Posting Date:[2015-11-25]

Chinese steel mills with cash flow tightness may be forced to cut or halt steel production in November-December, which will pressure iron ore prices, the China Iron & Steel Association said.

Iron ore prices have softened in the past few weeks.

Platts assessed the 62% Fe Iron Ore Index at $44.75/dry mt CFR North China Monday, down 55 cents from Friday and approaching the historical low of $44.50/dmt CFR set on July 8.

Blast furnace operating rates have slipped modestly since October, though less than some market observers expected, CISA said.

Over January-October, China’s steel output fell 2.2% year on year to 675 million mt, while October output was down 3.1% year on year at 66 million mt.

China’s appetite for iron ore shrank in October due to lower steel output, CISA data showed.

Traders and steel mills registered Australian iron ore imports of 55.3 million mt in October, down 24.8% month on month, while registered imports from Brazil rose 20.3% month on month to 21.8 million mt.

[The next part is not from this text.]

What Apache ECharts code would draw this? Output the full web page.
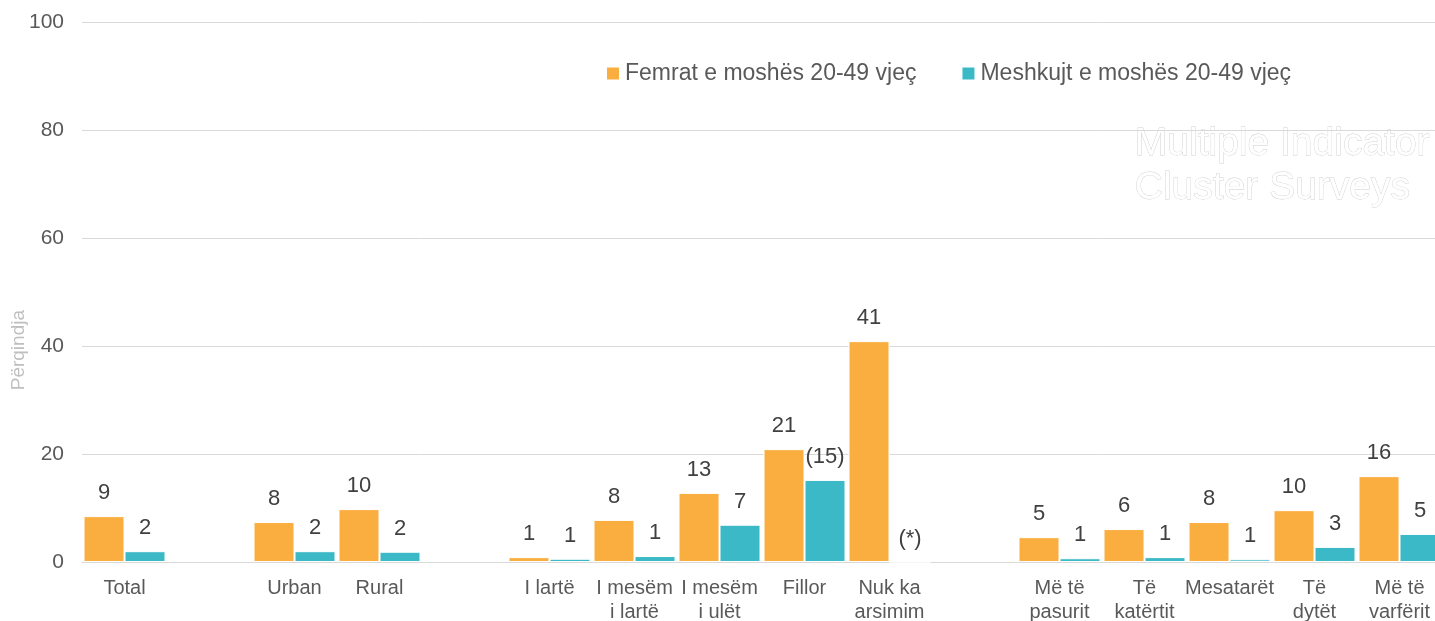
<!DOCTYPE html>
<html lang="sq">
<head>
    <meta charset="UTF-8">
    <script src="https://cdn.jsdelivr.net/npm/echarts@6/dist/echarts.min.js"></script>
    <title>Femrat dhe meshkujt 20-49</title>
    <style>
        html, body { margin: 0; padding: 0; background: #fff; }
    </style>
</head>
<body>
    <div id="chart" style="width: 1435px;height:621px;"></div>
    <script type="text/javascript">
        // categories (empty strings = gaps between groups)
        var categories = ['Total', '', 'Urban', 'Rural', '', 'I lartë', 'I mesëm\ni lartë', 'I mesëm\ni ulët', 'Fillor', 'Nuk ka\narsimim',
            '', 'Më të\npasurit', 'Të\nkatërtit', 'Mesatarët', 'Të\ndytët', 'Më të\nvarfërit'];
        var femrat = [8.5, '-', 7.4, 9.8, '-', 0.9, 7.8, 12.8, 20.9, 40.9, '-', 4.6, 6.1, 7.4, 9.6, 15.9];
        var meshkujt = [2.0, '-', 2.0, 1.9, '-', 0.6, 1.1, 6.9, 15.2, 0, '-', 0.7, 0.9, 0.5, 2.8, 5.2];
        var femratLabels = ['9', '', '8', '10', '', '1', '8', '13', '21', '41', '', '5', '6', '8', '10', '16'];
        var meshkujtLabels = ['2', '', '2', '2', '', '1', '1', '7', '(15)', '(*)', '', '1', '1', '1', '3', '5'];
        var yTicks = [0, 20, 40, 60, 80, 100];

        var chart = echarts.init(document.getElementById('chart'));
        var font = 'Liberation Sans';
        var labelStyle = function (arr) {
            return {
                show: true,
                position: 'top',
                distance: 12,
                fontFamily: font,
                fontSize: 22,
                color: '#404040',
                formatter: function (p) { return arr[p.dataIndex]; }
            };
        };

        var option = {
            animation: false,
            backgroundColor: '#fff',
            textStyle: { fontFamily: font },
            legend: {
                top: 57,
                left: 600,
                itemWidth: 14,
                itemHeight: 14,
                itemGap: 44,
                icon: 'rect',
                textStyle: { fontSize: 23, color: '#595959', fontFamily: font },
                data: ['Femrat e moshës 20-49 vjeç', 'Meshkujt e moshës 20-49 vjeç']
            },
            graphic: [
                {
                    type: 'text',
                    right: 5,
                    top: 122,
                    style: {
                        text: 'Multiple Indicator\nCluster Surveys',
                        align: 'right',
                        font: '39px "Liberation Sans"',
                        lineHeight: 44,
                        fill: '#fff',
                        stroke: '#cfcfcf',
                        lineWidth: 0.8
                    }
                },
                {
                    type: 'text',
                    left: 9,
                    top: 310,
                    rotation: Math.PI / 2,
                    style: {
                        text: 'Përqindja',
                        font: '19px "Liberation Sans"',
                        fill: '#bfbfbf'
                    }
                }
            ],
            grid: {
                left: 82,
                top: 22,
                width: 1360,
                height: 540,
                outerBoundsMode: 'none'
            },
            xAxis: {
                type: 'category',
                data: categories,
                axisTick: { show: false },
                axisLine: { lineStyle: { color: '#d9d9d9' } },
                axisLabel: {
                    interval: 0,
                    margin: 14,
                    fontSize: 20,
                    lineHeight: 24,
                    color: '#595959',
                    fontFamily: font
                }
            },
            yAxis: {
                type: 'value',
                min: yTicks[0],
                max: yTicks[yTicks.length - 1],
                interval: 20,
                axisLine: { show: false },
                axisTick: { show: false },
                splitLine: { lineStyle: { color: '#d9d9d9' } },
                axisLabel: {
                    margin: 18,
                    fontSize: 21,
                    color: '#595959',
                    fontFamily: font
                }
            },
            series: [
                {
                    name: 'Femrat e moshës 20-49 vjeç',
                    type: 'bar',
                    data: femrat,
                    barWidth: 41,
                    barGap: '0%',
                    itemStyle: { color: '#FBAE40', borderColor: '#fff', borderWidth: 1 },
                    label: labelStyle(femratLabels)
                },
                {
                    name: 'Meshkujt e moshës 20-49 vjeç',
                    type: 'bar',
                    data: meshkujt,
                    barWidth: 41,
                    barGap: '0%',
                    itemStyle: { color: '#3BB9C6', borderColor: '#fff', borderWidth: 1 },
                    label: labelStyle(meshkujtLabels)
                }
            ]
        };
        chart.setOption(option);
    </script>
</body>
</html>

Chinese buyers preferred iron ore with at least 66% ferrous content in October, likely because of high stocks of the medium and lower grades held by domestic miners and at Chinese ports.

China received 49.4 million mt of Australian iron ore in October, down 30.5% month on month, while tonnage for fines with at least 66% ferrous content rose 28.6% to 401,600 mt.

The country received 17.8 million mt of iron ore from Brazil in October, down 2.5% month on month, while higher ferrous supply surged 72.2% from September to 1.02 million mt.

Despite the October decline, China’s iron ore imports over January-October shrank a marginal 0.5% year on year to 774.5 million mt.